The economic fallacy in austerity economics

Austerity economics argues that restoration of economic growth requires fiscal stabilisation - usually, from a position of fiscal deficits, this means reducing fiscal deficits. This can be done by either cutting spending (including the cost of debt servicing) or increasing taxes. Both are influenced by the rate and quality of changes in GDP.

As austerity policies came in during 'stage 2' of the GFC, they almost always involved - large spending cuts, minimal tax hikes (in some places - the UK is an example) taxes were actually reduced, and various monetary measures to reduce interest rates and so the cost of servicing government debt. There are generally no narratives that explain why the centre of gravity of fiscal policy was so regressive - why the changes tended to push far more of a load onto state spending than upon the revenue side.

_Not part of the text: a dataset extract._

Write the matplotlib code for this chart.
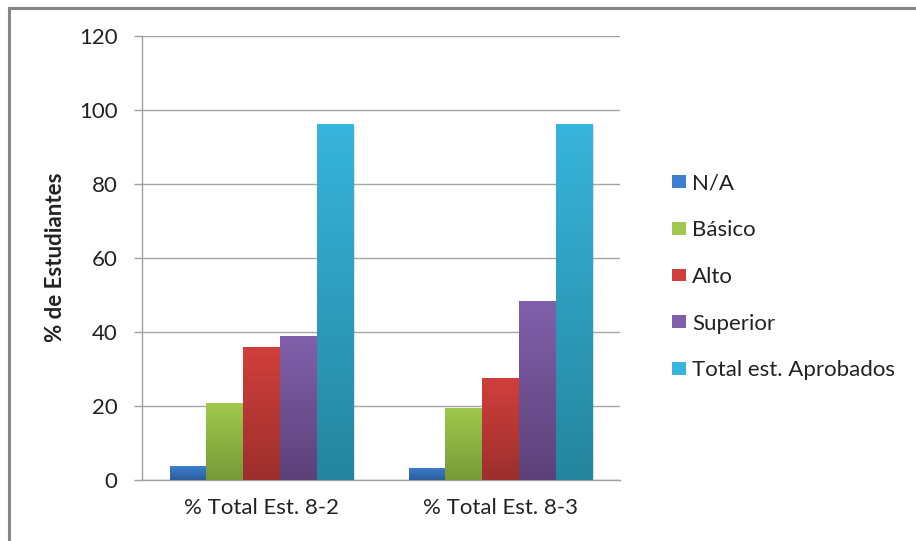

As would be expected, the effects were to cut effective demand, and quickly economic forecasts were revised downwards, with lower tax revenue accompanying lower GDP levels and high spending (for example as unemployment rose), and this increased the forecasts for fiscal deficits. In general, whilst one can expect this outcome to have been clear from the modelling made when the original austerity forecasts were made, these were massaged to give better outcomes, and then this proved hard to continue as GDP slowed.

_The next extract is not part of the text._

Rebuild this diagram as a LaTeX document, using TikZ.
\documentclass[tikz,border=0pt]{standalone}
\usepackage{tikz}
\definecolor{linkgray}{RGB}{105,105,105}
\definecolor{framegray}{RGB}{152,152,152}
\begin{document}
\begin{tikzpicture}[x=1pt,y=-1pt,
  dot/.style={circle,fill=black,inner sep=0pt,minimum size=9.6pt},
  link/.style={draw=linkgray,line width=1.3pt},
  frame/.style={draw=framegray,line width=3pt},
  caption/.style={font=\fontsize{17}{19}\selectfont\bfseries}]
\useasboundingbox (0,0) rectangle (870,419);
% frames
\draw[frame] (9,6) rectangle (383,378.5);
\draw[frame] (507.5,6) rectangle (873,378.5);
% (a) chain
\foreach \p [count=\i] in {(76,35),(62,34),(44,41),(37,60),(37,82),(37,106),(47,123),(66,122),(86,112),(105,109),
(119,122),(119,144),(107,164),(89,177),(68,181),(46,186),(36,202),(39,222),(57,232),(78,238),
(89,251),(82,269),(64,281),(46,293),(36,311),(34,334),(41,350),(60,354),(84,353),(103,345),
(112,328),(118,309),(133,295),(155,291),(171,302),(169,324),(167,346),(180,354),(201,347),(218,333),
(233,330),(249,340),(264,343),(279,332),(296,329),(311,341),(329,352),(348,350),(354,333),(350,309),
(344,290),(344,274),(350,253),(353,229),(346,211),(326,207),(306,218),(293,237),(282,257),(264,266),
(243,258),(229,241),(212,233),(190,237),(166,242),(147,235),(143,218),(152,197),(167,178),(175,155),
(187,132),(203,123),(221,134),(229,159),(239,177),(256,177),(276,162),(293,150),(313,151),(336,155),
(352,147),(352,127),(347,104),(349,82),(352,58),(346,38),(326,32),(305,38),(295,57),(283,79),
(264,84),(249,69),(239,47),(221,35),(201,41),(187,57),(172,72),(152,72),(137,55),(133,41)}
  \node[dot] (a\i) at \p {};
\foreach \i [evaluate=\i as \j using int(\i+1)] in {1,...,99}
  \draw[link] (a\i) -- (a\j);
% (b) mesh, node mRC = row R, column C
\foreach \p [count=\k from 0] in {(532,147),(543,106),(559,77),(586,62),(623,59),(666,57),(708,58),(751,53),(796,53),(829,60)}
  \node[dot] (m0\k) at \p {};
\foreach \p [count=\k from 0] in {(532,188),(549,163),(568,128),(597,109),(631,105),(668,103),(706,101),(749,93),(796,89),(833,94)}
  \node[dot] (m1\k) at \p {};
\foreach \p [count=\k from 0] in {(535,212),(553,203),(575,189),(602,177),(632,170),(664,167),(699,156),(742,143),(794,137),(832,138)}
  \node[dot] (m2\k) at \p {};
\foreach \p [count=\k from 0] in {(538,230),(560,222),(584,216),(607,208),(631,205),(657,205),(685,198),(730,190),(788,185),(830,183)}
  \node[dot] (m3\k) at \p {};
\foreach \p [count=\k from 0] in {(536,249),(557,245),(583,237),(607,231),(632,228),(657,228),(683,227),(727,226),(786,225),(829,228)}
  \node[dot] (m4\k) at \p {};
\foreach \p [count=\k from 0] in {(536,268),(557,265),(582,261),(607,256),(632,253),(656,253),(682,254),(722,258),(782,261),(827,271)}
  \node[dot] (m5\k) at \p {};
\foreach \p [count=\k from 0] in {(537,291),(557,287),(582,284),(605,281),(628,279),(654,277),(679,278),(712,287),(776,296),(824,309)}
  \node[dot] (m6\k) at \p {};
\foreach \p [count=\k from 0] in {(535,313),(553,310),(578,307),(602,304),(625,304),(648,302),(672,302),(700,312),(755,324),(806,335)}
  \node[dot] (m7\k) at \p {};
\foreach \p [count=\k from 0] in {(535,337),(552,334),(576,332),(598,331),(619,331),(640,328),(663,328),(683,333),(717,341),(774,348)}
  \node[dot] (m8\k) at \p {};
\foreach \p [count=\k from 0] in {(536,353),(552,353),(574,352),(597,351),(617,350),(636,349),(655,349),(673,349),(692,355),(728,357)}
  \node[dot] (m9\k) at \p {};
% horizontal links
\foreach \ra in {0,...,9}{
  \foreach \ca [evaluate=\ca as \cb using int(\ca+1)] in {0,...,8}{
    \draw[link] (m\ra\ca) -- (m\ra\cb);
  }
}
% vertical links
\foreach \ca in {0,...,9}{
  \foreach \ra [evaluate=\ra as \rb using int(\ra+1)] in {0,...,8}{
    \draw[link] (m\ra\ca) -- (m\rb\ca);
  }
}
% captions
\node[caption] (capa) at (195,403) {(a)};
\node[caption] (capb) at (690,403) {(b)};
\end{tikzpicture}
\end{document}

Given this, is it clear that $1 for $1 transfers from rich to poor will increase effective demand. In Australia, removal of the effective 'flat tax' of 15% charged on contributions to superannuation funds in a way that increased income tax revenues by, say, $10 bn, and reductions of proposed spending cuts by the same amount would increase effective demand, slow unemployment gains and in a series of second-round effects reduce the forecast, and actual, fiscal deficits. In the old Keynesian language, with unemployment above the minimal level variations in the marginal propensity to consume will (in any decent macro model) have such effects.

But, what is happening? In Australia, neither the ALP nor the Coalition are offering the population a vote on tax increases. Like old issues such as immigration and the death penalty, if such policies are not in the manifesto of a party that can be elected to govern, you cannot vote for them.

But has the ALP been cunning? Instead of tax hikes, ex Treasurer Swan talks about adjustments to the taxation of contributions to superannuation funds for those with high incomes, about changes to the conditions that allow negative gearing, and taxation of mineral companies. Unless the Treasury has been completely bought by its political masters, such policy changes, which can be said not to be income tax hikes, must have positive effects on the forecasts for the fiscal position, and upon the real economy.

Which takes us back to the lack of a narrative as to why, when all those people sat around tables in those EU capitals now implementing austerity policies, these issues were not discussed enough for them to become part of the historical narrative. Of maybe this has been written up somewhere?